— BEGIN DATA LINES —

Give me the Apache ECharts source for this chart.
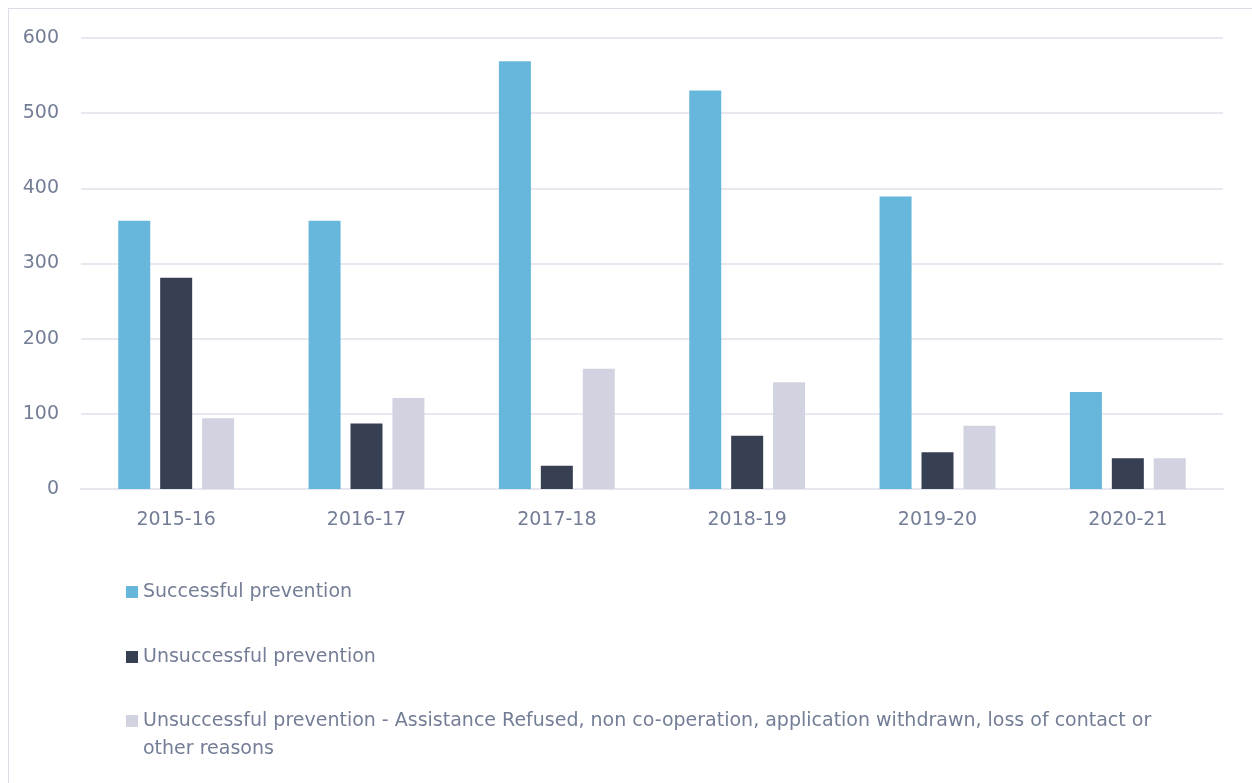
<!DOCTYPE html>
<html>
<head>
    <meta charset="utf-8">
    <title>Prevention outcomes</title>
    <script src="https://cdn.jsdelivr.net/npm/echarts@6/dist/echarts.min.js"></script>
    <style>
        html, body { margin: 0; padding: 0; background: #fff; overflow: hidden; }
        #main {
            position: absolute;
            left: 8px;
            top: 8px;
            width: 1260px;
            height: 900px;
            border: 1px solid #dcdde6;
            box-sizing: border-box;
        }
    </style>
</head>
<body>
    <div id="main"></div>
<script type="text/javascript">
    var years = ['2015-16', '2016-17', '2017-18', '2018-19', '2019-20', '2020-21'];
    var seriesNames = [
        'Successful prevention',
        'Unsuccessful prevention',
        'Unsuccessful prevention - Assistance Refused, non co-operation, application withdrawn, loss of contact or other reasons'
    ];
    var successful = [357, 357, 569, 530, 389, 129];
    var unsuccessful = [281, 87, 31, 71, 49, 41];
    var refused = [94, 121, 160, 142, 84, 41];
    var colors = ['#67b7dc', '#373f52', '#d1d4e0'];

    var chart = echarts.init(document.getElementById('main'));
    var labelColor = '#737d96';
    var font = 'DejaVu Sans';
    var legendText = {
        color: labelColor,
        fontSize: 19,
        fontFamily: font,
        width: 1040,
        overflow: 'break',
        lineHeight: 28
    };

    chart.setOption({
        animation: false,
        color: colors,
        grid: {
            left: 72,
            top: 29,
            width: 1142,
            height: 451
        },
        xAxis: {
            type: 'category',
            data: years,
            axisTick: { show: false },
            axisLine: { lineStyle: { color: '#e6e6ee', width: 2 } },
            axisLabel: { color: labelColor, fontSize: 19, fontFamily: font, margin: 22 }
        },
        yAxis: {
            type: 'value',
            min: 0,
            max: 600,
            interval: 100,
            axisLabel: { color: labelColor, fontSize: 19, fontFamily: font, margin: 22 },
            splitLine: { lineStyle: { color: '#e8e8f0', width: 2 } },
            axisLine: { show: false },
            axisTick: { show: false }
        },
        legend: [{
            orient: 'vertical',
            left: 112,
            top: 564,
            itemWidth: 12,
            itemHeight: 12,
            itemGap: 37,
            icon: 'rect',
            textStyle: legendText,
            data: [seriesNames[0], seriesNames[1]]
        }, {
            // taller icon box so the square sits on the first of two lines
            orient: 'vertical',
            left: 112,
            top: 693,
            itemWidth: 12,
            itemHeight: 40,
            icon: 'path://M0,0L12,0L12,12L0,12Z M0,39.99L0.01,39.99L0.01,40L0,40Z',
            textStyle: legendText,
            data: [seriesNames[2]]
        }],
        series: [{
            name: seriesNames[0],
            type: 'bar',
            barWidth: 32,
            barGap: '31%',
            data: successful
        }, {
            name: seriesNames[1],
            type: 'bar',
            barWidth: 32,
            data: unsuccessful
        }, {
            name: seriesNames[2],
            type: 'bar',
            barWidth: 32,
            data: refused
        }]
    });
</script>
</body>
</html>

— END DATA LINES —

- **WRITTEN PROBLEM**: Leave the pictures out and output the rest of the listing exactly.

- **THE COMPLETED TASK**:
Give me the Apache ECharts source for this chart.
<!DOCTYPE html>
<html>
<head>
    <meta charset="utf-8">
    <title>Prevention outcomes</title>
    <script src="https://cdn.jsdelivr.net/npm/echarts@6/dist/echarts.min.js"></script>
    <style>
        html, body { margin: 0; padding: 0; background: #fff; overflow: hidden; }
        #main {
            position: absolute;
            left: 8px;
            top: 8px;
            width: 1260px;
            height: 900px;
            border: 1px solid #dcdde6;
            box-sizing: border-box;
        }
    </style>
</head>
<body>
    <div id="main"></div>
<script type="text/javascript">
    var years = ['2015-16', '2016-17', '2017-18', '2018-19', '2019-20', '2020-21'];
    var seriesNames = [
        'Successful prevention',
        'Unsuccessful prevention',
        'Unsuccessful prevention - Assistance Refused, non co-operation, application withdrawn, loss of contact or other reasons'
    ];
    var successful = [357, 357, 569, 530, 389, 129];
    var unsuccessful = [281, 87, 31, 71, 49, 41];
    var refused = [94, 121, 160, 142, 84, 41];
    var colors = ['#67b7dc', '#373f52', '#d1d4e0'];

    var chart = echarts.init(document.getElementById('main'));
    var labelColor = '#737d96';
    var font = 'DejaVu Sans';
    var legendText = {
        color: labelColor,
        fontSize: 19,
        fontFamily: font,
        width: 1040,
        overflow: 'break',
        lineHeight: 28
    };

    chart.setOption({
        animation: false,
        color: colors,
        grid: {
            left: 72,
            top: 29,
            width: 1142,
            height: 451
        },
        xAxis: {
            type: 'category',
            data: years,
            axisTick: { show: false },
            axisLine: { lineStyle: { color: '#e6e6ee', width: 2 } },
            axisLabel: { color: labelColor, fontSize: 19, fontFamily: font, margin: 22 }
        },
        yAxis: {
            type: 'value',
            min: 0,
            max: 600,
            interval: 100,
            axisLabel: { color: labelColor, fontSize: 19, fontFamily: font, margin: 22 },
            splitLine: { lineStyle: { color: '#e8e8f0', width: 2 } },
            axisLine: { show: false },
            axisTick: { show: false }
        },
        legend: [{
            orient: 'vertical',
            left: 112,
            top: 564,
            itemWidth: 12,
            itemHeight: 12,
            itemGap: 37,
            icon: 'rect',
            textStyle: legendText,
            data: [seriesNames[0], seriesNames[1]]
        }, {
            // taller icon box so the square sits on the first of two lines
            orient: 'vertical',
            left: 112,
            top: 693,
            itemWidth: 12,
            itemHeight: 40,
            icon: 'path://M0,0L12,0L12,12L0,12Z M0,39.99L0.01,39.99L0.01,40L0,40Z',
            textStyle: legendText,
            data: [seriesNames[2]]
        }],
        series: [{
            name: seriesNames[0],
            type: 'bar',
            barWidth: 32,
            barGap: '31%',
            data: successful
        }, {
            name: seriesNames[1],
            type: 'bar',
            barWidth: 32,
            data: unsuccessful
        }, {
            name: seriesNames[2],
            type: 'bar',
            barWidth: 32,
            data: refused
        }]
    });
</script>
</body>
</html>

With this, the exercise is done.